:: Supplied records

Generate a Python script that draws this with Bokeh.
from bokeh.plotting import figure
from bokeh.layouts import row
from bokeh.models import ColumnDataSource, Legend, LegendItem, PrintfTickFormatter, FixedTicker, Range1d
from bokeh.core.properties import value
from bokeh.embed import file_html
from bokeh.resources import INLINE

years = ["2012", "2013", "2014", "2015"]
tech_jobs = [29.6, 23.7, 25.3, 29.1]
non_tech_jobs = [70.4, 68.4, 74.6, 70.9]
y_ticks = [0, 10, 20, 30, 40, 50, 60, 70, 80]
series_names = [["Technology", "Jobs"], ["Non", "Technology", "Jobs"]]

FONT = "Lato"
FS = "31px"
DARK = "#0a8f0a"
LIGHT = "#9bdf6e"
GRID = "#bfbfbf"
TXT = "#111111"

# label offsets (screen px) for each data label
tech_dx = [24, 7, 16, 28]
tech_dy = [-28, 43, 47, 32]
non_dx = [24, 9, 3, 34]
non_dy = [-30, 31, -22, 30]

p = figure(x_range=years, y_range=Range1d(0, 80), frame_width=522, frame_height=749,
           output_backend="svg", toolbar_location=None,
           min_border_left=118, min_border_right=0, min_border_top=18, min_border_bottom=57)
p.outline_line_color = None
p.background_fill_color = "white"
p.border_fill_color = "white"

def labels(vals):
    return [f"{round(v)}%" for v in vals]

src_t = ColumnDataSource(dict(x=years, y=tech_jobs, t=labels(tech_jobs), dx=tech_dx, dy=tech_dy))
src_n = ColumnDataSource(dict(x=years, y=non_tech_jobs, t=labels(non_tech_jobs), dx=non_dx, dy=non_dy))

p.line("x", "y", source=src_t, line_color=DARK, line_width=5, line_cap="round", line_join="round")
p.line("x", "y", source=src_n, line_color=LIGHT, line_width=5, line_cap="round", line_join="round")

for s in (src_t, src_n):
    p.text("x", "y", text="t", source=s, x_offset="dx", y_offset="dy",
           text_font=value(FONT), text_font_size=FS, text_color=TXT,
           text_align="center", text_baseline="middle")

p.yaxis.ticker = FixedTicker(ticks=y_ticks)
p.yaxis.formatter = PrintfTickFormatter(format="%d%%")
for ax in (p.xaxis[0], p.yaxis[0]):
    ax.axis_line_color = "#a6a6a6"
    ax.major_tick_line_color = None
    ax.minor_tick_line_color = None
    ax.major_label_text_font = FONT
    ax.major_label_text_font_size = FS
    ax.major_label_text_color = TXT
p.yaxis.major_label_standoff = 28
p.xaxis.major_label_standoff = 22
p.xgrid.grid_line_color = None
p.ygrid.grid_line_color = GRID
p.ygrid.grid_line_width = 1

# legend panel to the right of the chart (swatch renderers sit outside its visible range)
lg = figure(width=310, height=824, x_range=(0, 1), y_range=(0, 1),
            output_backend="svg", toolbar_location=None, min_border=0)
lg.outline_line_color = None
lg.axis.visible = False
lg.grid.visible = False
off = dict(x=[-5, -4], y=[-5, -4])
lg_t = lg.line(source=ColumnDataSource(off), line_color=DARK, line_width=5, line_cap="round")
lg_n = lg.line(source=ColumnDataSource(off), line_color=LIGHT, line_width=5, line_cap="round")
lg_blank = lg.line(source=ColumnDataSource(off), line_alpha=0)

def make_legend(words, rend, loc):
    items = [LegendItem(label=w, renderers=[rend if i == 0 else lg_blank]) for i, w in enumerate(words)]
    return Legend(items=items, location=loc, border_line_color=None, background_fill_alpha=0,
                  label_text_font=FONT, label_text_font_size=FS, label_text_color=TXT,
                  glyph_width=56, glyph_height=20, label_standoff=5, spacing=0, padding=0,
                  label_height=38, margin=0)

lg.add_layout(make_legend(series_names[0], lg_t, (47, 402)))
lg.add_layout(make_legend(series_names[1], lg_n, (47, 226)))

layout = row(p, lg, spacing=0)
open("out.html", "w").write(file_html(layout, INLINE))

::::
:: Supplied records

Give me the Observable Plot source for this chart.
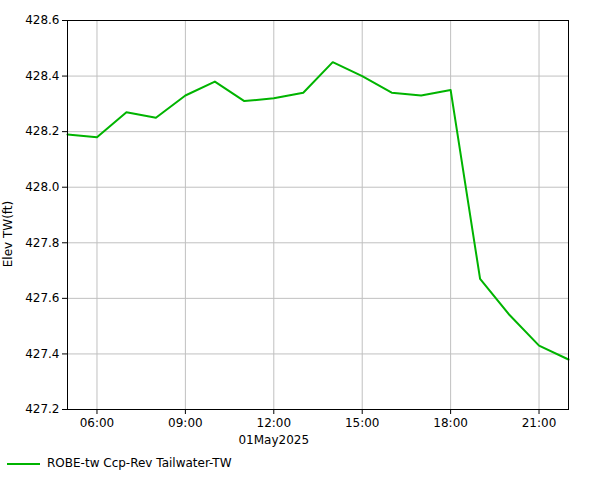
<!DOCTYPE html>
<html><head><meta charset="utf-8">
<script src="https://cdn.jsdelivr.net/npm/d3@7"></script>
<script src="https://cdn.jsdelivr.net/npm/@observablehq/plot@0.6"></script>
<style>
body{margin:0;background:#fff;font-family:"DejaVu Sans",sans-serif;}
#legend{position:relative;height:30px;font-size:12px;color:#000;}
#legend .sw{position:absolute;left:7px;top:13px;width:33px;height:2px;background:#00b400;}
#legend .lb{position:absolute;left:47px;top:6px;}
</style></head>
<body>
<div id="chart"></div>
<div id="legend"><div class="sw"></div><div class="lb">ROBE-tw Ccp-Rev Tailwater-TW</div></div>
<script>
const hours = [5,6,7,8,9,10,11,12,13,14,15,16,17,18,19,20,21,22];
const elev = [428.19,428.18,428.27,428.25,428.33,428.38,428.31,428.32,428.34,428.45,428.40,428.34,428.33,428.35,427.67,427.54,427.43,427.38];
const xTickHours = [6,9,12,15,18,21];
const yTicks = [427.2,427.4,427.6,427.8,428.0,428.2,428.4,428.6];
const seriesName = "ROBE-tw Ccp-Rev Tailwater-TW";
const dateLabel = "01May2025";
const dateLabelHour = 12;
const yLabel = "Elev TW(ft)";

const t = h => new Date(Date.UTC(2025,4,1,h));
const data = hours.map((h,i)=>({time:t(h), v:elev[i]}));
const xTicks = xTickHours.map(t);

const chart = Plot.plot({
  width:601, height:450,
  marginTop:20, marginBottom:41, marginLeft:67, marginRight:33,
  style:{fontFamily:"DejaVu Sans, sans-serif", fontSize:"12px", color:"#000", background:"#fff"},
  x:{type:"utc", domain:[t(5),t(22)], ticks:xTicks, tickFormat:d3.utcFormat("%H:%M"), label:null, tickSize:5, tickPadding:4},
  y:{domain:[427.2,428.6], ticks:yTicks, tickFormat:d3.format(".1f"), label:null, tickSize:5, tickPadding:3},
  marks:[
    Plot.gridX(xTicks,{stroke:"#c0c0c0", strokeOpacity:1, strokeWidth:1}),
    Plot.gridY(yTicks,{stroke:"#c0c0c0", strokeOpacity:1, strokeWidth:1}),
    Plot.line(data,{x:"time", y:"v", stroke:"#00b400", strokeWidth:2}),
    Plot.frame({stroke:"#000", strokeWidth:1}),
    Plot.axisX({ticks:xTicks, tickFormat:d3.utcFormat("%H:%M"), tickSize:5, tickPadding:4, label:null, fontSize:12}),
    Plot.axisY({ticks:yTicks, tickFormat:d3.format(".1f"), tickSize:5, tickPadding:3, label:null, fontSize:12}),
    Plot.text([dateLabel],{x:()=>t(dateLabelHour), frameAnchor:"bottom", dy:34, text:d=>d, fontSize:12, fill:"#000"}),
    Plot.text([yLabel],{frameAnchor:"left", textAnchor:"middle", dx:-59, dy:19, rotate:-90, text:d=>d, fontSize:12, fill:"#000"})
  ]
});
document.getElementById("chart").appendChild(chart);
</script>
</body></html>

::::

Everything from the line containing "Generate a Python" down to the line containing "p.ygrid.grid_line_width = 1" should be retyped exactly, both lines included, and nothing more.

Generate a Python script that draws this with Bokeh.
from bokeh.plotting import figure
from bokeh.layouts import row
from bokeh.models import ColumnDataSource, Legend, LegendItem, PrintfTickFormatter, FixedTicker, Range1d
from bokeh.core.properties import value
from bokeh.embed import file_html
from bokeh.resources import INLINE

years = ["2012", "2013", "2014", "2015"]
tech_jobs = [29.6, 23.7, 25.3, 29.1]
non_tech_jobs = [70.4, 68.4, 74.6, 70.9]
y_ticks = [0, 10, 20, 30, 40, 50, 60, 70, 80]
series_names = [["Technology", "Jobs"], ["Non", "Technology", "Jobs"]]

FONT = "Lato"
FS = "31px"
DARK = "#0a8f0a"
LIGHT = "#9bdf6e"
GRID = "#bfbfbf"
TXT = "#111111"

# label offsets (screen px) for each data label
tech_dx = [24, 7, 16, 28]
tech_dy = [-28, 43, 47, 32]
non_dx = [24, 9, 3, 34]
non_dy = [-30, 31, -22, 30]

p = figure(x_range=years, y_range=Range1d(0, 80), frame_width=522, frame_height=749,
           output_backend="svg", toolbar_location=None,
           min_border_left=118, min_border_right=0, min_border_top=18, min_border_bottom=57)
p.outline_line_color = None
p.background_fill_color = "white"
p.border_fill_color = "white"

def labels(vals):
    return [f"{round(v)}%" for v in vals]

src_t = ColumnDataSource(dict(x=years, y=tech_jobs, t=labels(tech_jobs), dx=tech_dx, dy=tech_dy))
src_n = ColumnDataSource(dict(x=years, y=non_tech_jobs, t=labels(non_tech_jobs), dx=non_dx, dy=non_dy))

p.line("x", "y", source=src_t, line_color=DARK, line_width=5, line_cap="round", line_join="round")
p.line("x", "y", source=src_n, line_color=LIGHT, line_width=5, line_cap="round", line_join="round")

for s in (src_t, src_n):
    p.text("x", "y", text="t", source=s, x_offset="dx", y_offset="dy",
           text_font=value(FONT), text_font_size=FS, text_color=TXT,
           text_align="center", text_baseline="middle")

p.yaxis.ticker = FixedTicker(ticks=y_ticks)
p.yaxis.formatter = PrintfTickFormatter(format="%d%%")
for ax in (p.xaxis[0], p.yaxis[0]):
    ax.axis_line_color = "#a6a6a6"
    ax.major_tick_line_color = None
    ax.minor_tick_line_color = None
    ax.major_label_text_font = FONT
    ax.major_label_text_font_size = FS
    ax.major_label_text_color = TXT
p.yaxis.major_label_standoff = 28
p.xaxis.major_label_standoff = 22
p.xgrid.grid_line_color = None
p.ygrid.grid_line_color = GRID
p.ygrid.grid_line_width = 1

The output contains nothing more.